> [DATA BLOCK]

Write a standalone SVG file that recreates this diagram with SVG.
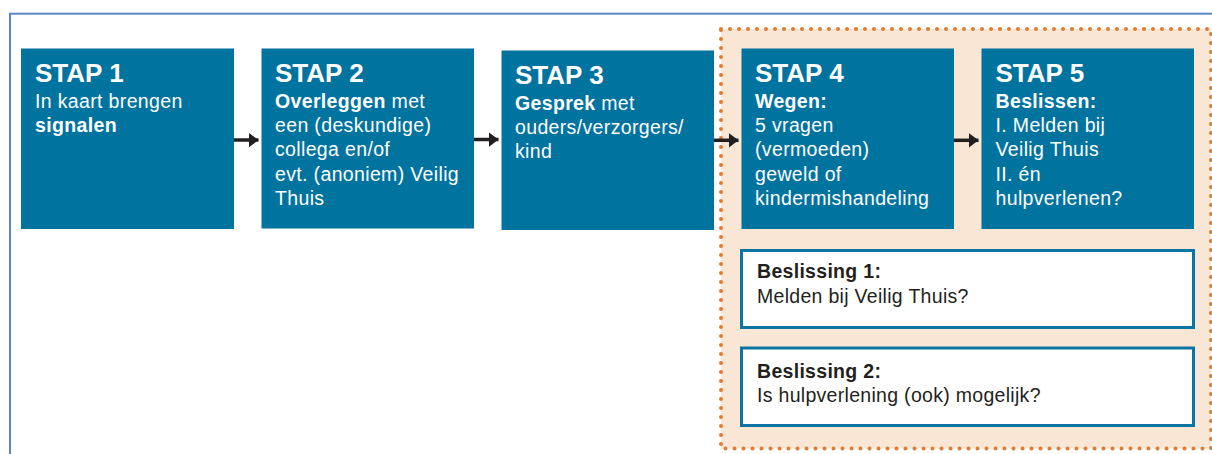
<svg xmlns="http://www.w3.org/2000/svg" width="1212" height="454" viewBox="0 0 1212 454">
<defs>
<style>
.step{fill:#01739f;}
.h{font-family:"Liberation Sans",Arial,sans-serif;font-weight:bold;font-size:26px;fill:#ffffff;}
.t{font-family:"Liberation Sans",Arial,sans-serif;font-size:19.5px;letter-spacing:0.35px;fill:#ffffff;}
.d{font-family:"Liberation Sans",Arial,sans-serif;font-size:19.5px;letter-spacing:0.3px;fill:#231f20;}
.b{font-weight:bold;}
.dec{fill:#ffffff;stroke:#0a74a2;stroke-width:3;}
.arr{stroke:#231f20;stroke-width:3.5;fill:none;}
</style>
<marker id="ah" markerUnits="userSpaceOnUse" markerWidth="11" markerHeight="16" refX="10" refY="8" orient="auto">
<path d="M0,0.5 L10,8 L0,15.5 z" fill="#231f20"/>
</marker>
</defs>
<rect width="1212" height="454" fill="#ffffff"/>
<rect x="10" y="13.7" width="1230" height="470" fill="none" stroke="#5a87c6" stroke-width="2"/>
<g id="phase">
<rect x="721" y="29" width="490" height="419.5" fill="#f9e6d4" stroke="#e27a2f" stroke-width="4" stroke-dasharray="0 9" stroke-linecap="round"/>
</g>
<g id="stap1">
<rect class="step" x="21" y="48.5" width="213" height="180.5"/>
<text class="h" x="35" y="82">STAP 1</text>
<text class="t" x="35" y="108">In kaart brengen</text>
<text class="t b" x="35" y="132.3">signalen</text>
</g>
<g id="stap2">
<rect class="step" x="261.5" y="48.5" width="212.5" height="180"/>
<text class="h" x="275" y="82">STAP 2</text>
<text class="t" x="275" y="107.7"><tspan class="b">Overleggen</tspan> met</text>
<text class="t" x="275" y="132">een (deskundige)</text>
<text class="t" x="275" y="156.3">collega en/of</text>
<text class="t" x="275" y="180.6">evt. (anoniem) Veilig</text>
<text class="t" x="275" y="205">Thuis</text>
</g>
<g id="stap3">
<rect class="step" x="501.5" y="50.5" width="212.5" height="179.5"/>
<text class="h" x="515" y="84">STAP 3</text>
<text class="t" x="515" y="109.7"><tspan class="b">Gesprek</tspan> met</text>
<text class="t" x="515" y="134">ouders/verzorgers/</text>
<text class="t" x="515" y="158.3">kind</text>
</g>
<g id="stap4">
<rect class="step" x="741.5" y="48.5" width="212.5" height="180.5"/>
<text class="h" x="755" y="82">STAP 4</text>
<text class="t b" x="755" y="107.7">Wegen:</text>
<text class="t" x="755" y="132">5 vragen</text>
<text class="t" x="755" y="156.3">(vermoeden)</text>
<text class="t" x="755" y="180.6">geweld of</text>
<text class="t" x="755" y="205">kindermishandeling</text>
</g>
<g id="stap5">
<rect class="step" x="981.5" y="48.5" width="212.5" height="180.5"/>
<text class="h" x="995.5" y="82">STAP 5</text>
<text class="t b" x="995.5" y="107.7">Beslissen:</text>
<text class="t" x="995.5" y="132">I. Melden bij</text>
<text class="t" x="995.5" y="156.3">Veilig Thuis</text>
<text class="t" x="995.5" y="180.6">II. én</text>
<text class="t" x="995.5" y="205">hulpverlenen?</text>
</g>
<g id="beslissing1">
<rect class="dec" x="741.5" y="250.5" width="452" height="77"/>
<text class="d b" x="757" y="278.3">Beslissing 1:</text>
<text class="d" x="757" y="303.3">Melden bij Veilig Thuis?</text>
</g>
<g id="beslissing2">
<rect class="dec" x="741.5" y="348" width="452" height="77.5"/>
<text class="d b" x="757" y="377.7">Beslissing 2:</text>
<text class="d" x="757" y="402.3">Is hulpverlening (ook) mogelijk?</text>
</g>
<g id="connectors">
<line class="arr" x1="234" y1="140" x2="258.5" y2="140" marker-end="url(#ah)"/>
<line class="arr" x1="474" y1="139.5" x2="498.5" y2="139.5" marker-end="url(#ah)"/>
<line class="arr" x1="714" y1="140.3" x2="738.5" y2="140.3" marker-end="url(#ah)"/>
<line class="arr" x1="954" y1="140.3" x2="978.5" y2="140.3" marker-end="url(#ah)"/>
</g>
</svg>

> [PROBLEM REQUIREMENTS]
Transcribe all the lines above exactly, apart from the pictures.

> [CORRECT OUTPUT]
Write a standalone SVG file that recreates this diagram with SVG.
<svg xmlns="http://www.w3.org/2000/svg" width="1212" height="454" viewBox="0 0 1212 454">
<defs>
<style>
.step{fill:#01739f;}
.h{font-family:"Liberation Sans",Arial,sans-serif;font-weight:bold;font-size:26px;fill:#ffffff;}
.t{font-family:"Liberation Sans",Arial,sans-serif;font-size:19.5px;letter-spacing:0.35px;fill:#ffffff;}
.d{font-family:"Liberation Sans",Arial,sans-serif;font-size:19.5px;letter-spacing:0.3px;fill:#231f20;}
.b{font-weight:bold;}
.dec{fill:#ffffff;stroke:#0a74a2;stroke-width:3;}
.arr{stroke:#231f20;stroke-width:3.5;fill:none;}
</style>
<marker id="ah" markerUnits="userSpaceOnUse" markerWidth="11" markerHeight="16" refX="10" refY="8" orient="auto">
<path d="M0,0.5 L10,8 L0,15.5 z" fill="#231f20"/>
</marker>
</defs>
<rect width="1212" height="454" fill="#ffffff"/>
<rect x="10" y="13.7" width="1230" height="470" fill="none" stroke="#5a87c6" stroke-width="2"/>
<g id="phase">
<rect x="721" y="29" width="490" height="419.5" fill="#f9e6d4" stroke="#e27a2f" stroke-width="4" stroke-dasharray="0 9" stroke-linecap="round"/>
</g>
<g id="stap1">
<rect class="step" x="21" y="48.5" width="213" height="180.5"/>
<text class="h" x="35" y="82">STAP 1</text>
<text class="t" x="35" y="108">In kaart brengen</text>
<text class="t b" x="35" y="132.3">signalen</text>
</g>
<g id="stap2">
<rect class="step" x="261.5" y="48.5" width="212.5" height="180"/>
<text class="h" x="275" y="82">STAP 2</text>
<text class="t" x="275" y="107.7"><tspan class="b">Overleggen</tspan> met</text>
<text class="t" x="275" y="132">een (deskundige)</text>
<text class="t" x="275" y="156.3">collega en/of</text>
<text class="t" x="275" y="180.6">evt. (anoniem) Veilig</text>
<text class="t" x="275" y="205">Thuis</text>
</g>
<g id="stap3">
<rect class="step" x="501.5" y="50.5" width="212.5" height="179.5"/>
<text class="h" x="515" y="84">STAP 3</text>
<text class="t" x="515" y="109.7"><tspan class="b">Gesprek</tspan> met</text>
<text class="t" x="515" y="134">ouders/verzorgers/</text>
<text class="t" x="515" y="158.3">kind</text>
</g>
<g id="stap4">
<rect class="step" x="741.5" y="48.5" width="212.5" height="180.5"/>
<text class="h" x="755" y="82">STAP 4</text>
<text class="t b" x="755" y="107.7">Wegen:</text>
<text class="t" x="755" y="132">5 vragen</text>
<text class="t" x="755" y="156.3">(vermoeden)</text>
<text class="t" x="755" y="180.6">geweld of</text>
<text class="t" x="755" y="205">kindermishandeling</text>
</g>
<g id="stap5">
<rect class="step" x="981.5" y="48.5" width="212.5" height="180.5"/>
<text class="h" x="995.5" y="82">STAP 5</text>
<text class="t b" x="995.5" y="107.7">Beslissen:</text>
<text class="t" x="995.5" y="132">I. Melden bij</text>
<text class="t" x="995.5" y="156.3">Veilig Thuis</text>
<text class="t" x="995.5" y="180.6">II. én</text>
<text class="t" x="995.5" y="205">hulpverlenen?</text>
</g>
<g id="beslissing1">
<rect class="dec" x="741.5" y="250.5" width="452" height="77"/>
<text class="d b" x="757" y="278.3">Beslissing 1:</text>
<text class="d" x="757" y="303.3">Melden bij Veilig Thuis?</text>
</g>
<g id="beslissing2">
<rect class="dec" x="741.5" y="348" width="452" height="77.5"/>
<text class="d b" x="757" y="377.7">Beslissing 2:</text>
<text class="d" x="757" y="402.3">Is hulpverlening (ook) mogelijk?</text>
</g>
<g id="connectors">
<line class="arr" x1="234" y1="140" x2="258.5" y2="140" marker-end="url(#ah)"/>
<line class="arr" x1="474" y1="139.5" x2="498.5" y2="139.5" marker-end="url(#ah)"/>
<line class="arr" x1="714" y1="140.3" x2="738.5" y2="140.3" marker-end="url(#ah)"/>
<line class="arr" x1="954" y1="140.3" x2="978.5" y2="140.3" marker-end="url(#ah)"/>
</g>
</svg>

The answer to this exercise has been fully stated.